For if God did not spare the angels who sinned but having consigned them to Tartarus in chains of gloom, delivered them, under guard, for judgment…
A couple of comments relating to the reference to “Tartarus” in 2 Peter 2:4…
1. The allusion here is to the fallen angels or Watchers of Hellenistic-Jewish apocalyptic tradition (cf. Jude 6; 1 Enoch 6-16). The thought is only that they are kept securely in Tartarus, the place of the dead, until a final judgment, not that they are tormented there; and there is no suggestion in the context that humans are also suffering in Tartarus.
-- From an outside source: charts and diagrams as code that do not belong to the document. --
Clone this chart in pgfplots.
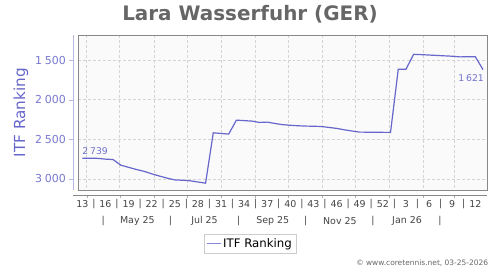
\documentclass[border=0pt]{standalone}
\usepackage{pgfplots}
\pgfplotsset{compat=1.18}
\usepackage{fontspec}
\setmainfont{DejaVu Sans}
\definecolor{lineblue}{HTML}{6666CC}
\definecolor{labc}{HTML}{7070CC}
\definecolor{ytc}{HTML}{7878D0}
\definecolor{yaxc}{HTML}{B8B8E4}
\definecolor{titlegray}{HTML}{666666}
\definecolor{framec}{HTML}{888888}
\definecolor{bgc}{HTML}{FAFAFA}
\definecolor{gridc}{HTML}{D4D4D4}
\definecolor{xtc}{HTML}{444444}
\definecolor{legframe}{HTML}{CCCCCC}
\definecolor{legline}{HTML}{8888DD}
\pgfplotstableread{
d r
-4 2739
3 2739
10 2740
17 2750
24 2755
31 2826
38 2853
45 2880
52 2903
59 2935
66 2963
73 2989
80 3012
87 3016
94 3023
101 3038
108 3053
115 2418
122 2426
129 2434
136 2258
143 2264
150 2270
157 2287
164 2283
171 2300
178 2315
185 2323
192 2329
199 2333
206 2335
213 2338
220 2350
227 2362
234 2380
241 2395
248 2409
255 2410
262 2411
269 2412
276 2413
283 1617
290 1617
297 1428
304 1432
311 1437
318 1442
325 1447
332 1452
339 1460
346 1459
353 1458
360 1621
}\ranktable
\begin{document}
\begin{tikzpicture}
\path[use as bounding box] (0bp,0bp) rectangle (500bp,270bp);
\node[anchor=base, font=\bfseries\fontsize{20}{24}\selectfont, text=titlegray, inner sep=0pt] at (250bp,249.3bp) {Lara Wasserfuhr (GER)};
\node[rotate=90, font=\fontsize{15.3}{18}\selectfont, text=lineblue, inner sep=0pt] at (21bp,157.2bp) {ITF Ranking};
\node[anchor=base east, font=\fontsize{7.5}{9}\selectfont, text=titlegray, inner sep=0pt] at (488.3bp,5bp) {© www.coretennis.net, 03-25-2026};
% main plot area
\begin{axis}[
  at={(78.3bp,79.7bp)}, anchor=south west, scale only axis,
  width=409bp, height=155bp,
  xmin=-7.6, xmax=363.9, ymin=1188, ymax=3143, y dir=reverse,
  axis background/.style={fill=bgc},
  axis line style={framec, line width=0.8pt},
  xtick={0,30,61,91,122,153,183,214,244,275,306,334},
  ytick={1500,2000,2500,3000},
  xticklabels={}, yticklabels={},
  major tick length=0pt,
  grid=major, grid style={densely dashed, gridc, line width=0.5pt},
  clip=false,
  legend style={at={(0.42,-0.346)}, anchor=center, draw=legframe,
    font=\fontsize{11.8}{13}\selectfont, inner xsep=2bp, inner ysep=2.5bp,
    cells={anchor=west}},
  legend image code/.code={\draw[legline, line width=0.9pt] (0bp,0bp) -- (14bp,0bp);},
]
\addplot[color=lineblue, line width=1.2pt] table[x=d, y=r] {\ranktable};
\addlegendentry{ITF Ranking}
\node[anchor=south west, font=\fontsize{9.3}{11}\selectfont, text=labc, inner sep=0pt, yshift=3.5bp] at (axis cs:-4,2739) {2\hspace{0.2em}739};
\node[anchor=north east, font=\fontsize{9.3}{11}\selectfont, text=labc, inner sep=0pt, yshift=-5bp, xshift=1bp] at (axis cs:360,1621) {1\hspace{0.2em}621};
\end{axis}
% bottom x axis
\begin{axis}[
  at={(73.3bp,75bp)}, anchor=south west, scale only axis,
  width=414bp, height=10bp,
  xmin=-12.2, xmax=363.9, ymin=0, ymax=1,
  axis y line=none, axis x line=bottom,
  x axis line style={-, framec, line width=0.8pt},
  xtick={-4,6.5,17,27.5,38,48.5,59,69.5,80,90.5,101,111.5,122,132.5,143,153.5,164,174.5,185,195.5,206,216.5,227,237.5,248,258.5,269,279.5,290,300.5,311,321.5,332,342.5,353},
  xticklabels={13,|,16,|,19,|,22,|,25,|,28,|,31,|,34,|,37,|,40,|,43,|,46,|,49,|,52,|,3,|,6,|,9,|,12},
  major tick length=0pt,
  minor xtick={0,30,61,91,122,153,183,214,244,275,306,334},
  minor tick length=3bp, tick align=outside,
  minor tick style={framec!70},
  xticklabel style={anchor=center, yshift=-9.3bp, font=\fontsize{9.5}{11}\selectfont, text=xtc},
  extra x ticks={15,46,76,107,138,169,199,230,260,291,321},
  extra x tick labels={|,May 25,|,Jul 25,|,Sep 25,|,Nov 25,|,Jan 26,|},
  extra x tick style={xticklabel style={yshift=-16.7bp}, major tick length=0pt},
]
\addplot[draw=none] coordinates {(0,0)};
\end{axis}
% y axis
\begin{axis}[
  at={(73.3bp,79.7bp)}, anchor=south west, scale only axis,
  width=5bp, height=155bp,
  xmin=0, xmax=1, ymin=1188, ymax=3143, y dir=reverse,
  axis x line=none, axis y line=left,
  y axis line style={-, yaxc, line width=0.8pt},
  ytick={1500,2000,2500,3000},
  major tick length=4bp, tick align=outside,
  tick style={yaxc},
  yticklabel style={font=\fontsize{11}{13}\selectfont, text=ytc},
  /pgf/number format/.cd, 1000 sep={\hspace{0.25em}}, assume math mode=true,
]
\addplot[draw=none] coordinates {(0,2000)};
\end{axis}
\end{tikzpicture}
\end{document}
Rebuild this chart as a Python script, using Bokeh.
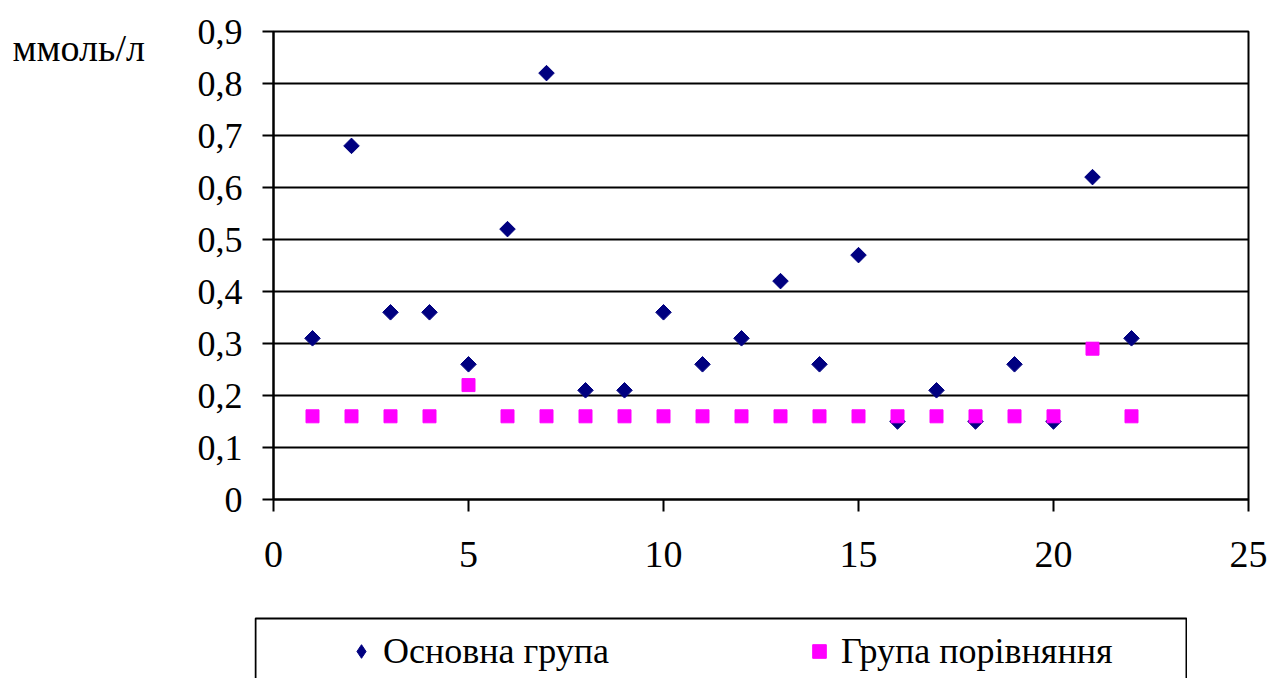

The idea is basically the same as the chaining of Satan in the “abyss” in Revelation 20:2-3. The Hellenistic-Jewish motif constitutes some sort of overlap between the Old Testament story of the “sons of God” who mate illicitly with the “daughters of man” in Genesis 6:1-4 and the “early Greek theogonic myths, in which the ancient giants, the Cyclopes and Titans, were imprisoned in Tartarus, the lowest part of the underworld” (R. Bauckham, Jude, 2 Peter, 249).
2. Judgment on humans in Peter’s argument here consists simply of destruction: the flood which destroyed an ungodly generation, the destruction of Sodom and Gomorrah, and the explicit statement that the false teachers who oppose and deceive the Christian community are “bringing upon themselves swift destruction (apōleian)” (2:1) and will “also be destroyed (phtharēsontai) in their destruction (phthorai)” (2:12). The day of the Lord, when it eventually comes, will result in the “destruction (apōleias) of the ungodly” (3:7). Even in this very apocalyptic Letter there is no reference to the eternal conscious torment of the wicked.